Well, that was a long nap. I guess I was sort of sleepy. Fourteen months later and I am fresh as a daisy. When I woke up, I thought that I had just dreamed Trump was president. Joke’s on me. And soybean farmers.
If you thought I’d gone to Canada, well, that was ridiculous. I can’t get into Canada. At least not long term. They want smart people. Or rich people. And preferably not Americans. Xenophobic, maple leaf waving bastards.
Anyway, I had a lot of emails when I arose from my slumber. Half of them were requests. Everybody wants something whether you are there are not. All of these emails end with “Thank you for understanding.”
I have news for these people. Maybe I understand and maybe I don’t. I mean, it is a bit presumptuous to assume I understand. “Dear MO, I will be selling your fishing rod. It seems no one can find you and I need the money for heroin. Thank you for understanding.”
As you can see, I have no understanding for the above example. Why would I? Pull yourself up by your own bootstraps if you want heroin. Not that I am advocating for heroin use. I certainly don’t understand that, either. I hate needles, for one thing. Plus, I watched Trainspotting. Frightening. That poor baby. The Scots are some real bastards. No wonder Longshanks didn’t like them.
Anyway, I wonder when this “thank you for understanding” thing started? After all, somebody was the first to do everything. I know, right? Where’s the beef? Duuuuude? Violators will be prosecuted. Amen. All hail Ming!
Perhaps the first usage went something like this:
Dear (insert Indian tribe name here),
I am writing this to inform you that those blankets we gave you may (or may not) have been ridden with smallpox. If so, I apologize for any inconvenience this may have caused. Thank you for understanding.
Yours Truly,
New Ownership
Of course, it could have been something a bit more benign.

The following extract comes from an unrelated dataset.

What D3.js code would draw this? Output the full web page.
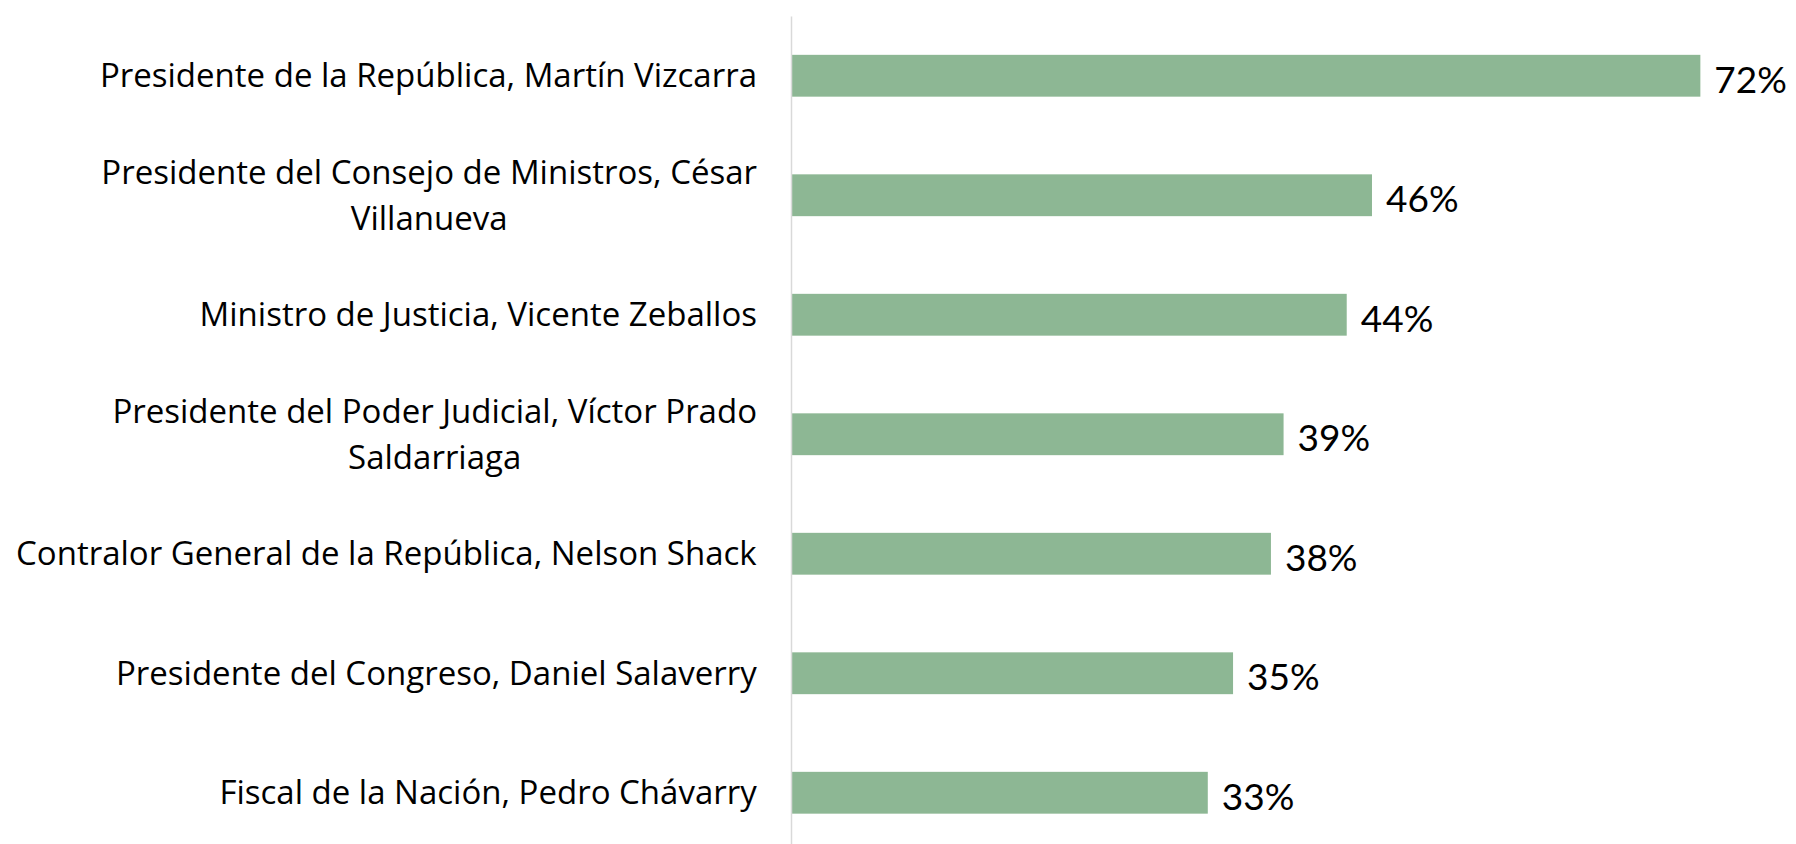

Dear (insert name of anyone growing up in the 70’s),
Hi! I hope your day is going well. Anyway, you know those bell bottom jeans you are wearing. Well, they are really stupid looking. And they will never, ever come back into style. Like, mullets might, but those jeans never will. Somebody will give it a shot, but it won’t happen. That is because those jeans are really stupid. Sorry about that. Thank you for understanding.
Sincerely,
Futuristic Descendant of Guy Who Came Up with Bell Bottom Design
Another alternative comes from recent news.
Dear Ignorant American,
You may have noticed a number of politically divisive articles on social media. To be perfectly honest, we have written these articles to fool you into electing an Orangeish reality tv star to your highest office. Sorry about that. Thank you for understanding.
Russian Bot Number 1
PS- Hillary Clinton and Barack Obama are having an affair. In a clandestine site that doubles as a pizza parlor. They are also chopping up children and using them as pepperoni. Their workers are illegal aliens (likely MS 13 members) who have crossed the border every place there is no wall. The End Times are near. Buy Smirnoff vodka. Putin is love.
Phew! That was a lot of work. I already need another nap. It won’t be as long as that last one, though. If you were worried about me, I apologize. I was sleepy. Thank you for understanding.